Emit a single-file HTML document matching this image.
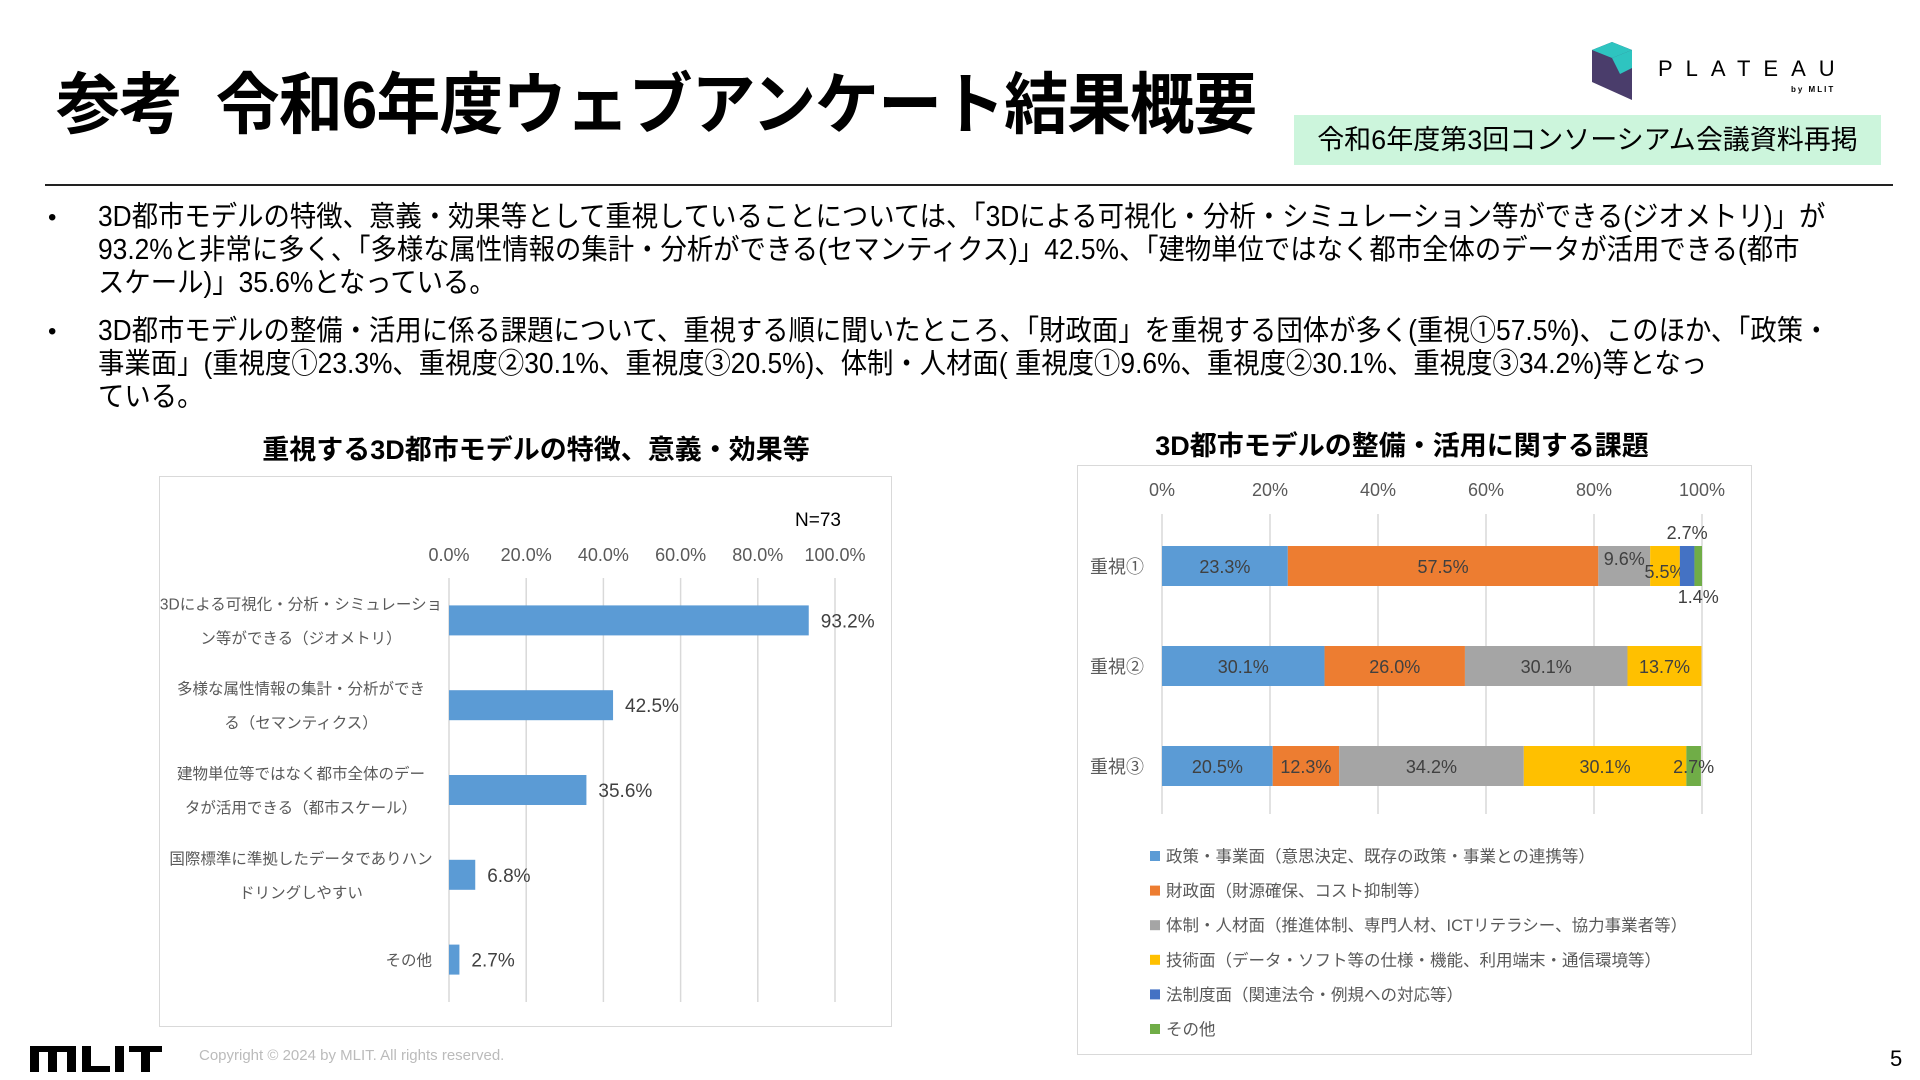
<!DOCTYPE html>
<html><head><meta charset="utf-8">
<style>
html,body{margin:0;padding:0;background:#fff;}
body{width:1920px;height:1080px;position:relative;overflow:hidden;font-family:"Liberation Sans","Noto Sans CJK JP",sans-serif;color:#000;}
.abs{position:absolute;white-space:nowrap;}
.title{left:56px;top:66px;font-size:67px;font-weight:bold;letter-spacing:-1px;line-height:80px;transform:scaleX(0.955);transform-origin:left top;}
.green{left:1294px;top:115px;width:587px;height:50px;background:#ccf5dc;font-size:27px;line-height:50px;text-align:center;}
.rule{left:45px;top:184px;width:1848px;height:2px;background:#222;}
.bul{font-size:28.5px;line-height:33px;transform:scaleX(0.925);transform-origin:left top;}
.dot{font-size:24px;}
</style></head>
<body>
<div class="abs title">参考&nbsp;&nbsp;令和6年度ウェブアンケート結果概要</div>
<div class="abs green">令和6年度第3回コンソーシアム会議資料再掲</div>
<svg class="abs" style="left:1590px;top:40px" width="300" height="62">
<polygon points="2,10 22,2 42,10 42,60 2,42" fill="#4a3d6b"/>
<polygon points="2,10 22,2 42,10 22,18" fill="#2ec4c0"/>
<polygon points="22,18 42,10 42,28 30,34" fill="#2ec4c0"/>
<text x="68" y="36" font-size="22" letter-spacing="13" font-family="Liberation Sans, sans-serif">PLATEAU</text>
<text x="201" y="52" font-size="8" font-weight="bold" letter-spacing="2">by MLIT</text>
</svg>
<div class="abs rule"></div>

<div class="abs dot" style="left:48px;top:204px">•</div>
<div class="abs bul" style="left:98px;top:201px">3D都市モデルの特徴、意義・効果等として重視していることについては、「3Dによる可視化・分析・シミュレーション等ができる(ジオメトリ)」が<br>93.2%と非常に多く、「多様な属性情報の集計・分析ができる(セマンティクス)」42.5%、「建物単位ではなく都市全体のデータが活用できる(都市<br>スケール)」35.6%となっている。</div>
<div class="abs dot" style="left:48px;top:318px">•</div>
<div class="abs bul" style="left:98px;top:315px">3D都市モデルの整備・活用に係る課題について、重視する順に聞いたところ、「財政面」を重視する団体が多く(重視①57.5%)、このほか、「政策・<br>事業面」(重視度①23.3%、重視度②30.1%、重視度③20.5%)、体制・人材面( 重視度①9.6%、重視度②30.1%、重視度③34.2%)等となっ<br>ている。</div>

<div class="abs" style="left:170px;top:428px;width:732px;text-align:center;font-size:27px;font-weight:bold">重視する3D都市モデルの特徴、意義・効果等</div>
<div class="abs" style="left:1065px;top:424px;width:674px;text-align:center;font-size:27px;font-weight:bold">3D都市モデルの整備・活用に関する課題</div>

<svg class="abs" style="left:0;top:0" width="1920" height="1080" id="charts">
<rect x="159.5" y="476.5" width="732" height="550" fill="#fff" stroke="#d9d9d9"/>
<rect x="1077.5" y="465.5" width="674" height="589" fill="#fff" stroke="#d9d9d9"/>
<text x="818" y="526" font-size="19" text-anchor="middle">N=73</text>
<g id="left"></g><g id="right"></g>
</svg>

<svg class="abs" style="left:30px;top:1046px" width="132" height="26">
<rect x="0" y="0" width="46" height="6" fill="#000"/><rect x="0" y="0" width="9" height="26" fill="#000"/><rect x="18" y="0" width="9" height="26" fill="#000"/><rect x="37" y="0" width="9" height="26" fill="#000"/>
<rect x="52" y="0" width="9" height="26" fill="#000"/><rect x="52" y="20" width="28" height="6" fill="#000"/>
<rect x="85" y="0" width="9" height="26" fill="#000"/>
<rect x="99" y="0" width="33" height="6" fill="#000"/><rect x="111" y="0" width="9" height="26" fill="#000"/>
</svg>
<div class="abs" style="left:199px;top:1047px;font-size:15px;color:#bbb">Copyright © 2024 by MLIT. All rights reserved.</div>
<div class="abs" style="left:1890px;top:1046px;font-size:22px">5</div>

<script>
const leftCats = [["3Dによる可視化・分析・シミュレーショ","ン等ができる（ジオメトリ）"],["多様な属性情報の集計・分析ができ","る（セマンティクス）"],["建物単位等ではなく都市全体のデー","タが活用できる（都市スケール）"],["国際標準に準拠したデータでありハン","ドリングしやすい"],["その他"]];
const leftValues = [93.2,42.5,35.6,6.8,2.7];
const leftTicks = ["0.0%","20.0%","40.0%","60.0%","80.0%","100.0%"];
const leftTickVals = [0,20,40,60,80,100];

const rightCats = ["重視①","重視②","重視③"];
const seriesNames = ["政策・事業面（意思決定、既存の政策・事業との連携等）","財政面（財源確保、コスト抑制等）","体制・人材面（推進体制、専門人材、ICTリテラシー、協力事業者等）","技術面（データ・ソフト等の仕様・機能、利用端末・通信環境等）","法制度面（関連法令・例規への対応等）","その他"];
const seriesColors = ["#5B9BD5","#ED7D31","#A5A5A5","#FFC000","#4472C4","#70AD47"];
const s1 = [23.3,30.1,20.5];
const s2 = [57.5,26.0,12.3];
const s3 = [9.6,30.1,34.2];
const s4 = [5.5,13.7,30.1];
const s5 = [2.7,0,0];
const s6 = [1.4,0,2.7];
const rightTicks = ["0%","20%","40%","60%","80%","100%"];
const rightTickVals = [0,20,40,60,80,100];

const NS="http://www.w3.org/2000/svg";
function mk(parent,tag,attrs,txt){const e=document.createElementNS(NS,tag);for(const k in attrs)e.setAttribute(k,attrs[k]);if(txt!==undefined)e.textContent=txt;parent.appendChild(e);return e;}

const L=document.getElementById('left');
const lx=v=>449+v/100*386;
const lTop=578,lBot=1002,lBand=(lBot-lTop)/leftCats.length;
const ly=i=>lTop+lBand*(i+0.5);
leftTickVals.forEach((v,i)=>{
  const g=mk(L,'line',{x1:lx(v),x2:lx(v),y1:lTop,y2:lBot,stroke:'#d9d9d9','stroke-width':1.5});
  
  
  const t=mk(L,'text',{x:lx(v),y:561,'font-size':18,fill:'#595959','text-anchor':'middle'},leftTicks[i]);
  
  
});
leftValues.forEach((v,i)=>{
  const r=mk(L,'rect',{x:lx(0),y:ly(i)-15,width:lx(v)-lx(0),height:30,fill:'#5B9BD5'});
  
  
  const t=mk(L,'text',{x:lx(v)+12,y:ly(i)+7,'font-size':19,fill:'#404040'},v.toFixed(1)+'%');
  
  
  const lines=leftCats[i];
  lines.forEach((s,j)=>{
    const off=(j-(lines.length-1)/2)*34;
    const c=mk(L,'text',{x:lines.length>1?301:432,y:ly(i)+off+6,'font-size':15.5,fill:'#595959','text-anchor':lines.length>1?'middle':'end'},s);
    
    
  });
});

const R=document.getElementById('right');
const rx=v=>1162+v/100*540;
const rTop=514,rBot=814,rBand=(rBot-rTop)/rightCats.length;
const ry=i=>rTop+rBand*(i+0.5)+2;
const series=[s1,s2,s3,s4,s5,s6];
rightTickVals.forEach((v,i)=>{
  const g=mk(R,'line',{x1:rx(v),x2:rx(v),y1:rTop,y2:rBot,stroke:'#d9d9d9','stroke-width':1.5});
  
  
  const t=mk(R,'text',{x:rx(v),y:496,'font-size':18,fill:'#595959','text-anchor':'middle'},rightTicks[i]);
  
  
});
rightCats.forEach((c,i)=>{
  const t=mk(R,'text',{x:1117,y:ry(i)+7,'font-size':18,fill:'#595959','text-anchor':'middle'},c);
  
  
  let acc=0;
  series.forEach((s,k)=>{
    const v=s[i];
    if(v<=0)return;
    const x0=rx(acc),x1=rx(acc+v);
    const r=mk(R,'rect',{x:x0,y:ry(i)-20,width:x1-x0,height:40,fill:seriesColors[k]});
    
    
    let tx=(x0+x1)/2,ty=ry(i)+7;
    if(v<12){
      if(k===2){ty=ry(i)-1;}
      else if(k===3&&i===0){ty=ry(i)+12;}
      else if(k===4){ty=ry(i)-27;}
      else if(k===5&&i===0){ty=ry(i)+37;}
    }
    const lab=mk(R,'text',{x:tx,y:ty,'font-size':18,fill:'#404040','text-anchor':'middle'},v.toFixed(1)+'%');
    
    
    acc+=v;
  });
});
seriesNames.forEach((n,k)=>{
  const y=856+k*34.6;
  const sq=mk(R,'rect',{x:1150,y:y-5,width:10,height:10,fill:seriesColors[k]});
  
  
  const t=mk(R,'text',{x:1166,y:y+6,'font-size':16.5,fill:'#595959'},n);
  
  
});
</script>
</body></html>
◇ ◇ ◇ ◇ ◇
**Written problem:**
Using the material above, count the lines containing the word "document". Reply with the number alone.

**Correct result:**
4